Mercedes apenas había nacido cuando aquella mañana la llevaron a que la conociera su padre. Era abril y el sol de primavera matizaba el miedo al invierno oscuro de la muerte. Adela acudió como cada día puntual a la puerta de la prisión. Le acompañaba siempre uno de sus cinco hijos y una cesta de mimbre. La depositó en la entrada y el guardia de puertas miró su contenido con el desinterés a que obliga la rutina. Sólo se detuvo en el mantel blanco que cubría la comida como cada día. –Pase-, le dijo sin prestar atención en un gesto mecánico que denotaba cotidianidad.
Aterida por el frío que acompaña al miedo, Adela recorrió el pasillo que le separaba del patio. Allí se encontró con Pepe y se fundieron en un beso más cercano a la desolación que a la pasión. Se sentaron y la mujer descubrió el mantel con la delicadeza extrema de quien teme herir un tesoro si lo toca. Lo que cobijaba aquella cesta no era la comida del día. Lo que acunaba era una niña con apenas unas semanas. La hija a la que la barbarie le impidió ver nacer y a la que la cárcel le robó besar en los atardeceres azulados de Almería.
Nadie vio el encuentro entre la vida que acababa de nacer y la muerte que ya se presentía. O quizá sí.
Tal vez fuera por esa mirada silenciosa; o por algún gesto de cariño en medio del terror ante la incertidumbre de cada amanecida; o por la intencionadamente distraída atención con que permitió, seguro que con disimulada satisfacción, que unas semanas antes Pepe pudiera lanzar a su hija María con tres años por los aires en ese juego inocente que hace reír a los niños y soñar a los padres.

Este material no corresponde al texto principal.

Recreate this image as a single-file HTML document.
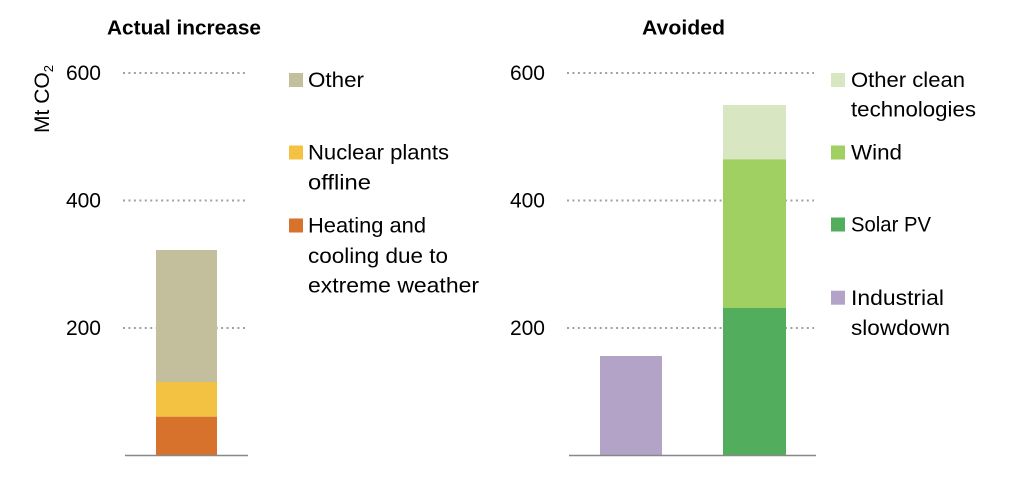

Lo cierto es que un día, presintiendo el horror que se avecinada, José miró a Adela a los ojos y sólo alcanzó a decir:
-Si un día me pasa algo, no olvides nunca que Dionisio es un buen hombre.
Doce meses después, en la madrugada de un 31 de mayo un tiro acabó con su vida en la soledad de un barranco.
Un año más tarde Dionisio se sentaba ante un tribunal militar en un consejo de guerra sumarísimo con el peso de la petición de cuatro penas de muerte, argumentadas no desde una presumible culpabilidad, sino desde la certeza delirante de la venganza de los vencedores sobre los vencidos.
Adela dudó qué hacer- al cabo su marido estaba muerto y el horror es un paisaje al que nadie quiere volver-, pero al oír el dolor desesperado de la mujer del acusado pidiéndole ayuda se presentó ante el consejo y declaró lo que le había dicho José.
-Señores, yo no puedo decir nada más que lo que mi marido me dijo: que Dionisio es un buen hombre.
La declaración evitó el paredón irremediable de aquel juicio sin garantías y las balas fueron sustituidas por una condena a perpetuidad.
Dieciséis años después y a su regreso de la prisión de El Dueso, Dionisio se presentó una tarde en el número 3 de la calle General Tamayo. Iba acompañado de su mujer. Adela no lo reconoció, pero sí a la mujer que aquella otra tarde de desolación del 39 le había pedido desesperada de dolor y agarrada a la esperanza- la influencia de viudas de guerra era enorme- que acudiera al día siguiente a declarar en el consejo de guerra contra su marido.
No hubo palabras. Dionisio se arrodilló y sólo acertó a besar las manos bañadas en sus lágrimas de aquella mujer que lo miraba en medio del desconcierto.
Para Adela la mitad de su vida se fue en el 38 y la guerra acabó en el 39. Para Dionisio en el 55. Pero el dolor de aquel espanto de espanto y muerte les acompañó toda la vida.
(El texto anterior refleja un hecho real ocurrido en Almería y vivido- y sufrido- por almerienses. Lo recojo para recordar a aquellos que descalifican ahora la Constitución del 78, que fue su promulgación la que cerró una herida inmensa y la que inició el proceso de mayor desarrollo democrático y social de España en toda su historia. Conviene recordarlo porque el tiempo despenaliza el pasado pero no borra su existencia).